Students are supposed to learn about Reconstruction during grades 6–8. Nevada is a local-control state and, not surprisingly, the state standards are broad. The one standard that mentions Reconstruction takes a notably narrow focus. It states that students should “evaluate how economic policies impacted individuals, businesses, and society, including but not limited to: Louisiana Purchase, the slave trade, plantation economy, and Reconstruction.”
Because Nevada’s standards provide so little information about whether and how districts and schools should teach Reconstruction, we chose to investigate curricula at the district level. The Local Snapshot below is not meant as a judgment of these districts’ approach to Reconstruction. They were chosen largely at random and are not factored into the grade the state standards receive. The brief analysis of district-level curricula that follows is intended to simply provide a snapshot into how state standards, or lack thereof, can shape Reconstruction pedagogy in the classroom.
Local Snapshot
Washoe County School District (Reno)
The Washoe County School District covers Reconstruction in the final unit of its grade 7 U.S. history course. The unit is extensive and detailed, covering among other topics: “African American leaders,” “voting restrictions,” the Freedmen’s Bureau, Black Codes, the Reconstruction Amendments, sharecropping, and the “Civil Rights Act of 1865” (sic). The curriculum includes a variety of outside resources for further discussion of the topic, including DBQs and Stanford History Education Group lessons. Reconstruction is not covered in either the grade 8 or grade 11 U.S. history courses.
The Carson City School District covers Reconstruction in the final unit of its grade 8 course. The available course summary contains two relevant learning objectives:
I can summarize the successes and failures of Reconstruction by analyzing the impact and perspectives of the 13th, 14th, and 15th Amendments.

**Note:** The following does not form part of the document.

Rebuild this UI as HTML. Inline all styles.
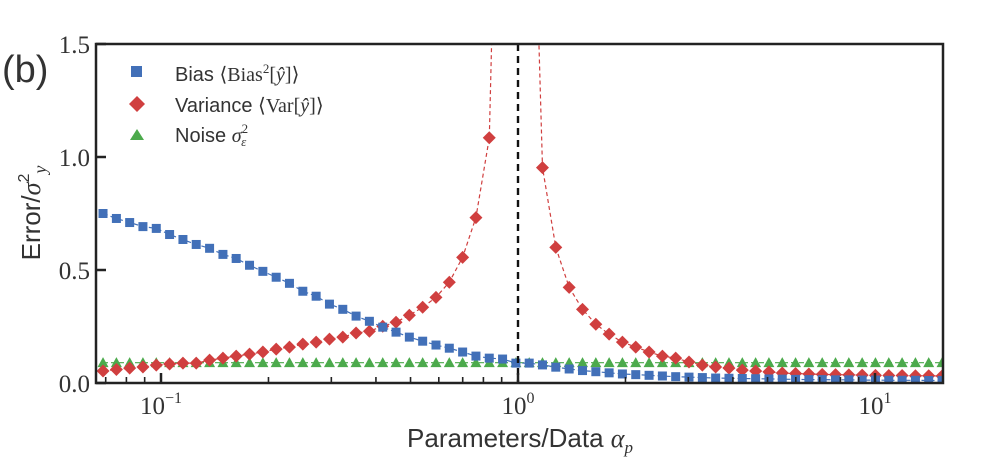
<!DOCTYPE html>
<html><head><meta charset="utf-8"><style>
body{margin:0;background:#fff;}
svg{display:block;font-family:"Liberation Sans",sans-serif;}
</style></head><body>
<svg id="chart" width="1000" height="469" viewBox="0 0 1000 469">
<defs><clipPath id="pc"><rect x="96" y="44" width="847" height="339"/></clipPath></defs>
<rect x="0" y="0" width="1000" height="469" fill="#fff"/>
<g id="marks" clip-path="url(#pc)"></g>
<g id="axes"></g>
</svg>
<script>
const alphas=[.0688,.0750,.0817,.0890,.0970,.1057,.1152,.1255,.1368,.1491,.1624,.1770,.1929,.2102,.2290,.2496,.2720,.2964,.3230,.3519,.3835,.4179,.4554,.4962,.5407,.5892,.6421,.6997,.7624,.8308,.9053,.9865,1.075,1.171,1.276,1.391,1.516,1.652,1.800,1.961,2.137,2.329,2.538,2.765,3.013,3.284,3.578,3.899,4.249,4.630,5.045,5.498,5.991,6.528,7.114,7.752,8.447,9.205,10.03,10.93,11.91,12.98,14.14,15.41];
const biasVals=[.75,.728,.71,.692,.684,.657,.635,.613,.596,.569,.551,.521,.494,.468,.441,.406,.384,.349,.326,.296,.273,.247,.225,.203,.185,.168,.154,.137,.119,.11,.106,.088,.088,.08,.07,.062,.055,.05,.045,.04,.037,.034,.031,.028,.026,.024,.022,.021,.02,.019,.018,.017,.016,.015,.015,.014,.014,.013,.013,.012,.012,.012,.011,.011];
const varVals=[.053,.06,.066,.071,.079,.084,.088,.088,.101,.11,.119,.128,.137,.15,.159,.172,.181,.194,.203,.221,.229,.251,.269,.3,.335,.379,.446,.556,.732,1.085,3.5,80,3.0,.953,.6,.423,.326,.26,.216,.181,.159,.137,.119,.11,.093,.079,.071,.066,.057,.053,.049,.044,.042,.04,.038,.037,.036,.035,.034,.033,.033,.032,.032,.031];
const noiseVals=[.09,.09,.09,.09,.09,.09,.09,.09,.09,.09,.09,.09,.09,.09,.09,.09,.09,.09,.09,.09,.09,.09,.09,.09,.09,.09,.09,.09,.09,.09,.09,.09,.09,.09,.09,.09,.09,.09,.09,.09,.09,.09,.09,.09,.09,.09,.09,.09,.09,.09,.09,.09,.09,.09,.09,.09,.09,.09,.09,.09,.09,.09,.09,.09];
const yTicks=[0,0.5,1.0,1.5];
const yTickLabels=["0.0","0.5","1.0","1.5"];
const xMajor=[0.1,1,10];
const xMajorLabels=["10","10","10"];
const xMajorExp=["−1","0","1"];

const NS="http://www.w3.org/2000/svg";
const X0=96,X1=943,Y0=383,Y1=44;
const xs=a=>161+357*(Math.log10(a)+1);
const ys=v=>Y0-(v/1.5)*(Y0-Y1);
const marks=document.getElementById('marks'),axes=document.getElementById('axes');
function mk(tag,at,parent){const e=document.createElementNS(NS,tag);for(const k in at)e.setAttribute(k,at[k]);parent.appendChild(e);return e;}

function series(vals,color,shape,name,dash,lw){
  const pts=vals.map((v,i)=>xs(alphas[i]).toFixed(1)+','+ys(Math.min(v,20)).toFixed(1)).join(' ');
  const line=mk('polyline',{points:pts,fill:'none',stroke:color,'stroke-width':lw,'stroke-dasharray':dash},marks);
  
  
  vals.forEach((v,i)=>{
    const cx=xs(alphas[i]),cy=ys(v);let m;
    if(shape==='sq')m=mk('rect',{x:cx-4.5,y:cy-4.5,width:9,height:9,fill:color},marks);
    else if(shape==='dia')m=mk('polygon',{points:`${cx},${cy-6.5} ${cx+6.5},${cy} ${cx},${cy+6.5} ${cx-6.5},${cy}`,fill:color},marks);
    else m=mk('polygon',{points:`${cx},${cy-5.5} ${cx+5.5},${cy+4.5} ${cx-5.5},${cy+4.5}`,fill:color},marks);
    
    
  });
}
series(noiseVals,'#4caa4c','tri','noise','5,3',1.2);
series(varVals,'#d03f3f','dia','variance','4,3',1.2);
series(biasVals,'#4270b8','sq','bias','5,3',1.2);

const vl=mk('line',{x1:xs(1),x2:xs(1),y1:Y1,y2:Y0,stroke:'#111','stroke-width':2.4,'stroke-dasharray':'7,5'},marks);



const frame=mk('rect',{x:X0,y:Y1,width:X1-X0,height:Y0-Y1,fill:'none',stroke:'#222','stroke-width':2.5},axes);



yTicks.forEach((t,i)=>{
  const y=ys(t);
  mk('line',{x1:X0,x2:X0+10,y1:y,y2:y,stroke:'#222','stroke-width':2.5},axes);
  const tl=mk('text',{x:X0-6,y:y+9,'text-anchor':'end','font-family':'Liberation Serif, serif','font-size':25,fill:'#333'},axes);
  tl.textContent=yTickLabels[i];
  
  
});
for(let d=-2;d<=1;d++)for(let k=1;k<10;k++){
  const a=k*Math.pow(10,d),x=xs(a);
  if(x<X0||x>X1)continue;
  mk('line',{x1:x,x2:x,y1:Y0,y2:Y0-(k===1?10:6),stroke:'#222','stroke-width':k===1?2.5:1.6},axes);
}
xMajor.forEach((a,i)=>{
  const t=mk('text',{x:xs(a),y:414,'text-anchor':'middle','font-family':'Liberation Serif, serif','font-size':25,fill:'#333'},axes);
  t.textContent=xMajorLabels[i];
  const s=mk('tspan',{dy:-11,'font-size':16},t);s.textContent=xMajorExp[i];
  
  
});
</script>
<svg style="position:absolute;left:0;top:0" width="1000" height="469">
<text x="2" y="82" font-size="38" fill="#333">(b)</text>
<text transform="translate(40,213) rotate(-90)" text-anchor="middle" font-size="26" fill="#333">Error/<tspan font-family="Liberation Serif, serif" font-style="italic">σ</tspan><tspan font-size="16" dy="-11">2</tspan><tspan font-family="Liberation Serif, serif" font-style="italic" font-size="18" dy="17">y</tspan></text>
<text x="520" y="447" text-anchor="middle" font-size="26" fill="#333">Parameters/Data <tspan font-family="Liberation Serif, serif" font-style="italic">α</tspan><tspan font-family="Liberation Serif, serif" font-style="italic" font-size="17" dy="6">p</tspan></text>
<g>
<rect x="131" y="66" width="11" height="11" fill="#4270b8"/>
<text x="175" y="81" font-size="20" fill="#333">Bias ⟨<tspan font-family="Liberation Serif, serif">Bias</tspan><tspan font-family="Liberation Serif, serif" font-size="13" dy="-8">2</tspan><tspan font-family="Liberation Serif, serif" dy="8">[<tspan font-style="italic">ŷ</tspan>]</tspan>⟩</text>
<polygon points="137,96 145,104 137,112 129,104" fill="#d03f3f"/>
<text x="175" y="112" font-size="20" fill="#333">Variance ⟨<tspan font-family="Liberation Serif, serif">Var[<tspan font-style="italic">ŷ</tspan>]</tspan>⟩</text>
<polygon points="137,129 144,140 130,140" fill="#4caa4c"/>
<text x="175" y="142" font-size="20" fill="#333">Noise <tspan font-family="Liberation Serif, serif" font-style="italic">σ</tspan><tspan font-family="Liberation Serif, serif" font-size="13" dy="-9">2</tspan><tspan font-family="Liberation Serif, serif" font-style="italic" font-size="13" dx="-7" dy="13">ε</tspan></text>
</g>
</svg>
</body></html>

I can identify the Black Codes and Jim Crow Laws and explain how they reflected attitudes about race by examining primary and secondary sources.
Educator Experiences
Nevada teachers who responded to our survey expressed concern that students do not gain insight into the ways Reconstruction and other important histories affect the present day. Middle school teacher Dan Hergenrader wrote that “people tend to think that the Civil War and Lincoln’s actions ended all the racial problems, at least for 100 years,” but “the legacy of hundreds of years ago bleeds into today.” Carrie Nicole Howren, a middle and high school project facilitator, reported that her district does a better job than most, but leaves Reconstruction out of history education in higher grade levels. She added that some parents and politicians stand in the way of correcting this discrepancy and argue that teaching truthful history is synonymous with “indoctrinating students to some political agenda.”

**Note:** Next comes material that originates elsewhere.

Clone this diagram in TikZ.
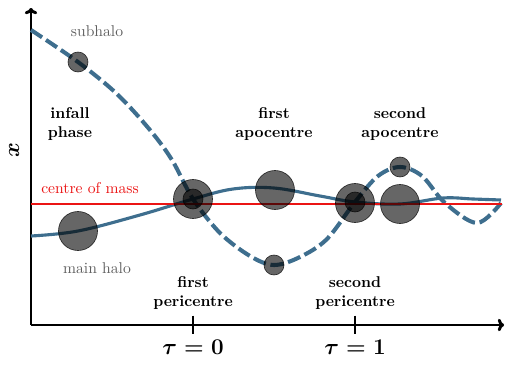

West Wendover High School teacher Kathy Durham noted that she often starts the school year with students who had not learned about Reconstruction in earlier grades. She told us, “By the time I get students as juniors they are basically a blank slate when it comes to American History. I’m beginning to think that is by design.” She added, “I tell my students we’re going to learn the full history of our country. We wouldn’t do a puzzle with just the pieces of a puzzle that appealed to us because we wouldn’t get the full picture, so we’re going to study all the stories from a multitude of perspectives — so we can find the truth about who we are, and who we want to be.”
Durham added that she has developed her own resources to teach about Reconstruction. “I have students analyze the different Reconstruction plans from Lincoln, Radical Republicans, Johnson, and Military Reconstruction and have students suggest their own. We discuss sharecropping and Jim Crow laws and the eventual erecting of Confederate monuments. My students are always quite taken aback when they realize the 13th Amendment actually enabled slavery with it's ‘except in the case of’ clause and how that was exploited by for-profit prison systems and the creation of the ‘chain gang.’ We talk about how African Americans were sent to work in the mines and it was more or less a death sentence. We also talk about the legacy of how Black Codes denied African Americans their 2nd Amendment right. My students debate the legacy that Black Codes and the slavery clause in the 13th amendment. If one could so easily be arrested for something as simple as walking by the railroad tracks, being in town after dark, and then ‘farmed out by the prison system,’ how might that create the culture of, ‘see the law. Run!’”
Assessment
Nevada’s standards on Reconstruction are effectively nonexistent. The sole mention of Reconstruction in the state standards frames the issue around “economic policies,” a narrow and inadequate approach to such a complex topic. The lack of statewide guidance likely contributes to wide variation in coverage of Reconstruction at the district-level.
Without guidance around key Reconstruction-era history, many students will not learn about the intensification of white supremacy, the Black Codes, the KKK, debates over who would control land and labor, and Black agency and political organizing. Teaching Reconstruction effectively requires centering Black people’s struggles to redefine freedom and equality and gain control of their own land and labor during and after the Civil War. Any discussion of Reconstruction must also grapple with the role of white supremacist terrorism in the defeat of Reconstruction and the negative and positive legacies of the era that persist to this day.